>> BEGIN Data to use
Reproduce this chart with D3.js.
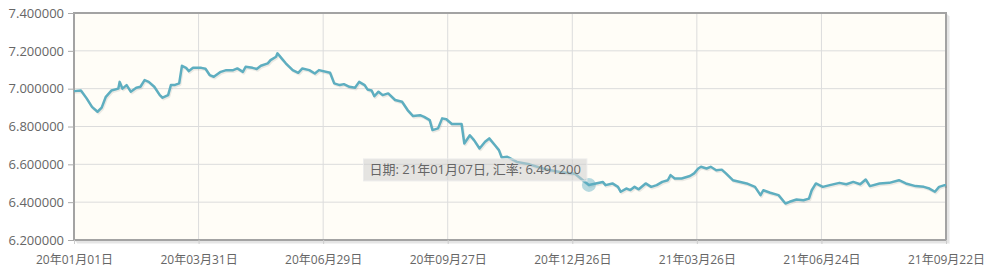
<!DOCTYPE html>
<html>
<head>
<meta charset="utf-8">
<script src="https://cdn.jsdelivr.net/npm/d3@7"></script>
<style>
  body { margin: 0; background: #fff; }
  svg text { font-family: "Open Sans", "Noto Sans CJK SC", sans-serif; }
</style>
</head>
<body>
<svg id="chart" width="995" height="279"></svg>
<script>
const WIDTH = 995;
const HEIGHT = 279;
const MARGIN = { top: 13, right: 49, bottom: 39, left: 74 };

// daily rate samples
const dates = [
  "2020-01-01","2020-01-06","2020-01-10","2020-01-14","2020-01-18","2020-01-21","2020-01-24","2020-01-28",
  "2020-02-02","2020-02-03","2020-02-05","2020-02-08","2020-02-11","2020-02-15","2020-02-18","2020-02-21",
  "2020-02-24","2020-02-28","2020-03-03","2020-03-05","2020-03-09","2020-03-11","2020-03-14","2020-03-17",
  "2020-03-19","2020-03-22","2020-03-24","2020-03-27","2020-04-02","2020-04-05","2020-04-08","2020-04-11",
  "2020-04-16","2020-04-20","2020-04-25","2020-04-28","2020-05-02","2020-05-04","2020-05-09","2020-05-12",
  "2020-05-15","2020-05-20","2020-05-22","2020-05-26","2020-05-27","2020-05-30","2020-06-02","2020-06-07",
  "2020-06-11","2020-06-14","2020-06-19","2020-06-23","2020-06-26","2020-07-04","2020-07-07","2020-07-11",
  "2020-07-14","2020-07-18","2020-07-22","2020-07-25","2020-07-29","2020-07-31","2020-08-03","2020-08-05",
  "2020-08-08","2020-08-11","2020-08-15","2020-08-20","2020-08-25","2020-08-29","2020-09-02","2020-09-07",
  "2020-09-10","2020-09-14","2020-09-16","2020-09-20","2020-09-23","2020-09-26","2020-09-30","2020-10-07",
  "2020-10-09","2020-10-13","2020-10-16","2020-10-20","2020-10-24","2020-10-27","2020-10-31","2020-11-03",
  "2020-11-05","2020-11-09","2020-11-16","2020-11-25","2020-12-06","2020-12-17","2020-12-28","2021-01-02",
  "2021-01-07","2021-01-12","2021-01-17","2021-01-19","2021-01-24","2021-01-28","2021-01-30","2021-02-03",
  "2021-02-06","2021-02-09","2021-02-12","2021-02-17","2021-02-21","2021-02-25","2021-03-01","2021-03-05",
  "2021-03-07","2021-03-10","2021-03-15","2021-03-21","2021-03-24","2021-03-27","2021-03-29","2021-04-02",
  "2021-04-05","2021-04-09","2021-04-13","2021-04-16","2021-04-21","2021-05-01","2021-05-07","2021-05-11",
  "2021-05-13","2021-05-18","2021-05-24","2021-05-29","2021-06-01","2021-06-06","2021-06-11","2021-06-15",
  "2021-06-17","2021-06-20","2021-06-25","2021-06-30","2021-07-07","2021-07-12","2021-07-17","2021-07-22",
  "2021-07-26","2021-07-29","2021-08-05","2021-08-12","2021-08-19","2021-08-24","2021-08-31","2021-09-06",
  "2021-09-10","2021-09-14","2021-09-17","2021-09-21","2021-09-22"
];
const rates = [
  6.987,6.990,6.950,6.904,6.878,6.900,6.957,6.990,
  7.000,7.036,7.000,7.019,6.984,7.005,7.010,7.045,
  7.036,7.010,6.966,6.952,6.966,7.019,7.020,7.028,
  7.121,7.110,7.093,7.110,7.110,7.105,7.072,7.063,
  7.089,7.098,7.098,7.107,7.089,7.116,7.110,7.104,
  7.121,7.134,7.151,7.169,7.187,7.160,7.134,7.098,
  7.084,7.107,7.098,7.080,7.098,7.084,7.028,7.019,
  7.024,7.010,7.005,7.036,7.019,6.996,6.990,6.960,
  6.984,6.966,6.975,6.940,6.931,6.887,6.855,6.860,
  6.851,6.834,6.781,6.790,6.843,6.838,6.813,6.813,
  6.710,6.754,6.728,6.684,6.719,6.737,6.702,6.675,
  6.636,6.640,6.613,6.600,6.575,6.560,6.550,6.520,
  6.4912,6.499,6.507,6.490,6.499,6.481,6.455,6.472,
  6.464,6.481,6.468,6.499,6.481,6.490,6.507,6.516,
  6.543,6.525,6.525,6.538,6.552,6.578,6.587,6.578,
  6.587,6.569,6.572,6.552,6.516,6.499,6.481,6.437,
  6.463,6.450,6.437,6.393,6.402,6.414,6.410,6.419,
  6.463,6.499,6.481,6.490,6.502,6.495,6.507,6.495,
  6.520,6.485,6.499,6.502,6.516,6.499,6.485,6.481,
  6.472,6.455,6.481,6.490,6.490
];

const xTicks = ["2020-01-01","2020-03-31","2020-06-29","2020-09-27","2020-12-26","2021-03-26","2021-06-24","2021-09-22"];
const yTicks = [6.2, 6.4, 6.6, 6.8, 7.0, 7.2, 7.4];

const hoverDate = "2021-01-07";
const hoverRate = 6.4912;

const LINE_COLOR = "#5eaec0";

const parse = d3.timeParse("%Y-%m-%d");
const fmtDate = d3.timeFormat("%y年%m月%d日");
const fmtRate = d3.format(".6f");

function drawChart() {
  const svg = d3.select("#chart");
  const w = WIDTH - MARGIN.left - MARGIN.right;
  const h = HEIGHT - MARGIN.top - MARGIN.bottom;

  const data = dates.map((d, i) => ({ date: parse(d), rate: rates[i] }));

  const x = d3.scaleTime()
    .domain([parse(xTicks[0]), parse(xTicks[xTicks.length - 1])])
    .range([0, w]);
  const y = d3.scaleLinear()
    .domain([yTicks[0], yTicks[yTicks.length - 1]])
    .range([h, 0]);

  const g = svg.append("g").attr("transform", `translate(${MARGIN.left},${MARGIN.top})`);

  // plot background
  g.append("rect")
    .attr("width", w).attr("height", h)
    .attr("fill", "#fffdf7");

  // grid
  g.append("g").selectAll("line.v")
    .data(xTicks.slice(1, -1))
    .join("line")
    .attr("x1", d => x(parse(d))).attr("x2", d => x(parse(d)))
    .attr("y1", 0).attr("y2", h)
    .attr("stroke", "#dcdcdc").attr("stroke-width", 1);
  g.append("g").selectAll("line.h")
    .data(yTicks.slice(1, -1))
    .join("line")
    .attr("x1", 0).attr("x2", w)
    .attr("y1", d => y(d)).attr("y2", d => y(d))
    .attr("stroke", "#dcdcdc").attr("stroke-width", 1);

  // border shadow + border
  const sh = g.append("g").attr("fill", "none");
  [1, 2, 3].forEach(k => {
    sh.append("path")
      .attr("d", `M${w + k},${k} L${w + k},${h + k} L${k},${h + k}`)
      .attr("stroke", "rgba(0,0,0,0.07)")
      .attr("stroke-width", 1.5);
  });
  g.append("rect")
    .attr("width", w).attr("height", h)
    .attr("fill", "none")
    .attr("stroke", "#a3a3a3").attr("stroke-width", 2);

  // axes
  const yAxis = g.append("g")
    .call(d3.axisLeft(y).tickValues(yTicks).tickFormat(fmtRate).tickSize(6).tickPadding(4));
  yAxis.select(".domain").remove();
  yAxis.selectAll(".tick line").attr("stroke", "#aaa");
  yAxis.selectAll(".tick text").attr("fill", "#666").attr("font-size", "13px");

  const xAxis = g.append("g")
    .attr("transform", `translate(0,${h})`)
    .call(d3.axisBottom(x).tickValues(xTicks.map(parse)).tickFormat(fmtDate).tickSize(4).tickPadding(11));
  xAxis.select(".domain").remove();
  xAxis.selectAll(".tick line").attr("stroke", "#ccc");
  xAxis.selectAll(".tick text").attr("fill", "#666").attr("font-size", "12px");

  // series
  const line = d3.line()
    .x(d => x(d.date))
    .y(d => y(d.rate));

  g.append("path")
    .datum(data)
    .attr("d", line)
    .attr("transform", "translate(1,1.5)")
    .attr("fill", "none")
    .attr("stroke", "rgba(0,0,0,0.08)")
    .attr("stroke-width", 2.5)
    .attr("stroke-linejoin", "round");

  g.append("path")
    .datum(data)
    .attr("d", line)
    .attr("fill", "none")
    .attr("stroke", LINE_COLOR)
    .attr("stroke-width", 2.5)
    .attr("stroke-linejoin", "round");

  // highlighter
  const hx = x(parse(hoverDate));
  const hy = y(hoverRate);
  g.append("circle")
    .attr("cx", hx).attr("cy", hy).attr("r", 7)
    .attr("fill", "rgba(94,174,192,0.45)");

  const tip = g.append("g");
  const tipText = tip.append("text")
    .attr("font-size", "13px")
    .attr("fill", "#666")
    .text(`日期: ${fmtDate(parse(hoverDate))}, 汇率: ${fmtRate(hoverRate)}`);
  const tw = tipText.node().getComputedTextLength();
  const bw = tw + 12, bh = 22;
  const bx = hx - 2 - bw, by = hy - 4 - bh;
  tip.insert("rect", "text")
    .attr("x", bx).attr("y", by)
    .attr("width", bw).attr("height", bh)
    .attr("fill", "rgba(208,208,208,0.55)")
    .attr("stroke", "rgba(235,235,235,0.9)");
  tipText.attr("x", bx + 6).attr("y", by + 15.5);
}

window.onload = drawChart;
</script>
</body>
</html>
>> END Data to use
>> BEGIN Data to use
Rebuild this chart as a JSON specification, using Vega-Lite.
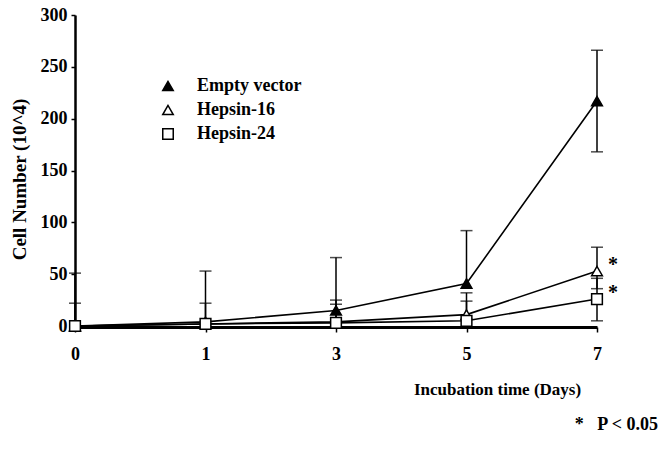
>> END Data to use
▶ Your task:
Collect from the data above every line that includes "this".

▶ Exercise solution:
Reproduce this chart with D3.js.
Rebuild this chart as a JSON specification, using Vega-Lite.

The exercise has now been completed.